Ich erkenne, dass ich zwar die Einsamkeit liebe und sie sogar brauche, aber leide, wenn ich selber einsam bin. Der Vogel muesste unter Wasser ertrinken und der Fisch an der Luft ersticken. Mir ergeht es aber wie dem Wal oder dem Delphin, ich brauche beides um leben zu können. Und so sitze ich immer noch da, im Gebetshaus des Jingwansa Tempel und weiss jetzt, dass ich dem Ziel meiner Reise ein grosses Stueck naeher gekommen bin. Ich brauche weder Aufgabe noch Sinn meines zukünftigen Lebens irgendwo in der Welt zu suchen denn alles wird sich ergeben wo immer ich mich befinde. So gerne ich auch reise und fremde Länder kennenlerne, nebst auf Sandra deswegen nun auch auf meine Söhne, meine Familie und Euch alle verzichten zu müssen ist mehr als ich ertragen kann. Ich stehe auf und setze den Aufstieg zum Gipfel fort, ganz langsam, Schritt fuer Schritt. Ich habe keine Eile mehr und oben angekommen duenkt es mich, die Sonne habe schon lange nicht mehr so gestrahlt und die Sicht bis zum Horizont sei seit geraumer Zeit nicht mehr so klar gewesen. Ich weiss nun, dass ich Sandras Botschaft in meinen Traeumen verstanden habe.
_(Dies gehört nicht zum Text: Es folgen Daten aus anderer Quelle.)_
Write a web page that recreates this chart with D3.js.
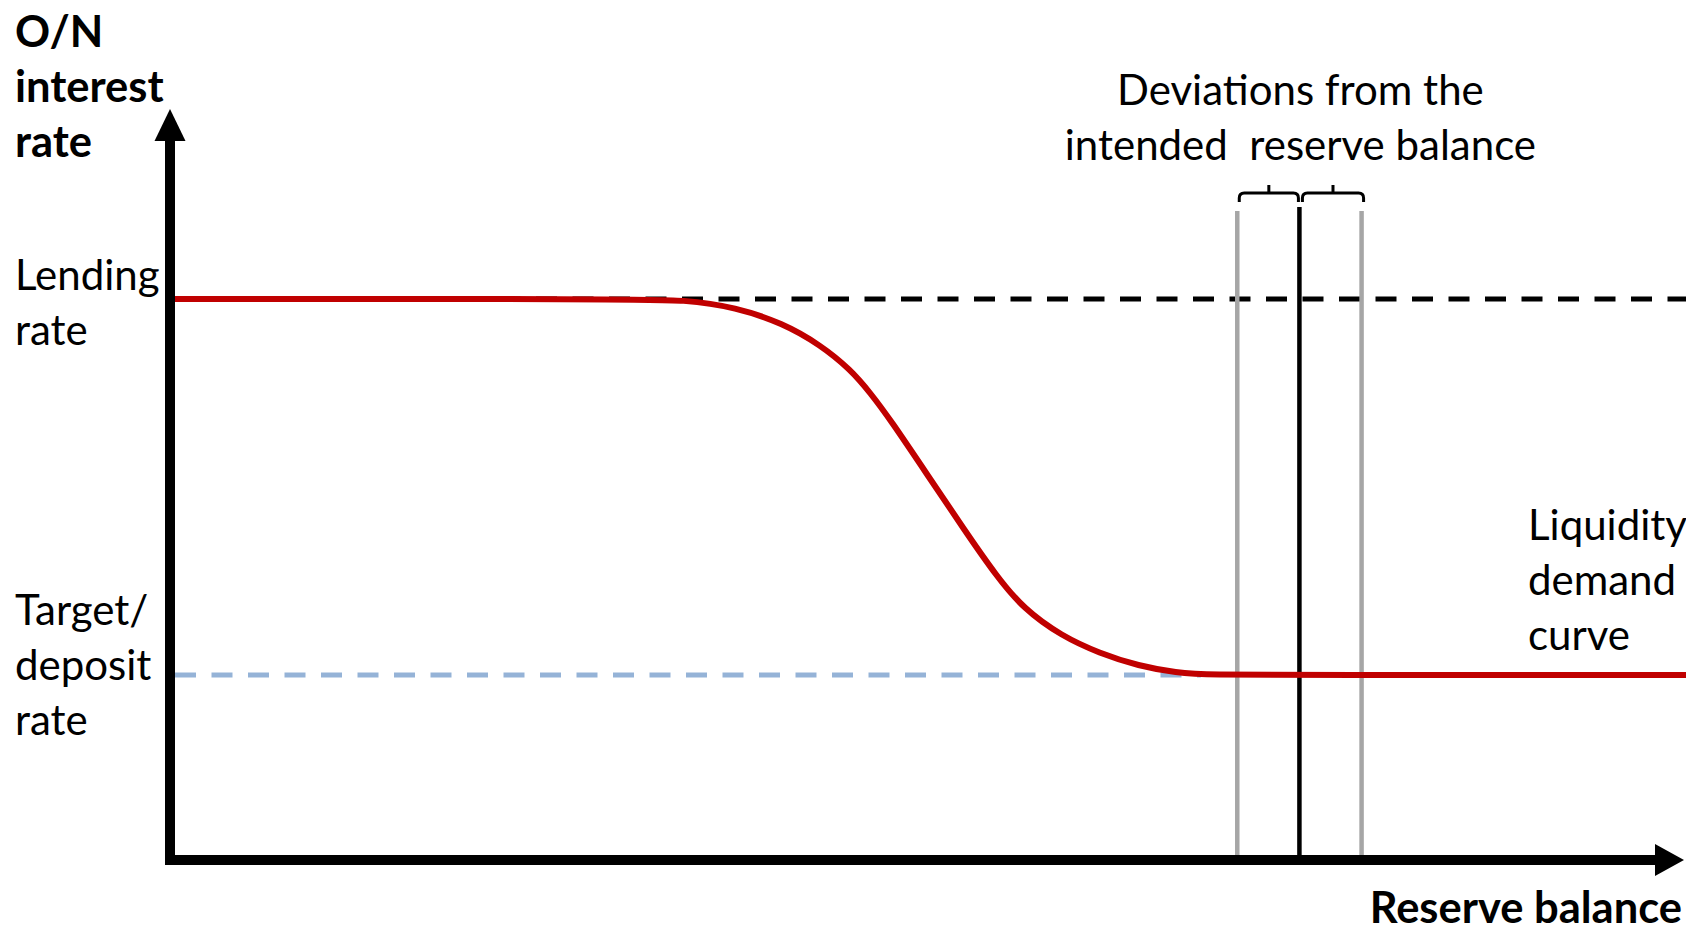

Liebe Sandra, ich bin überzeugt nun auf dem richtige Weg zu sein, meinen inneren Frieden wieder zu finden. So wirst auch Du Dich endlich ebenfalls in Frieden den Aufgaben widmen koennen fuer welche Gott Dich zu sich gerufen hat.

Meine liebste Sandra, hab Dank fuer Deine grosse Geduld.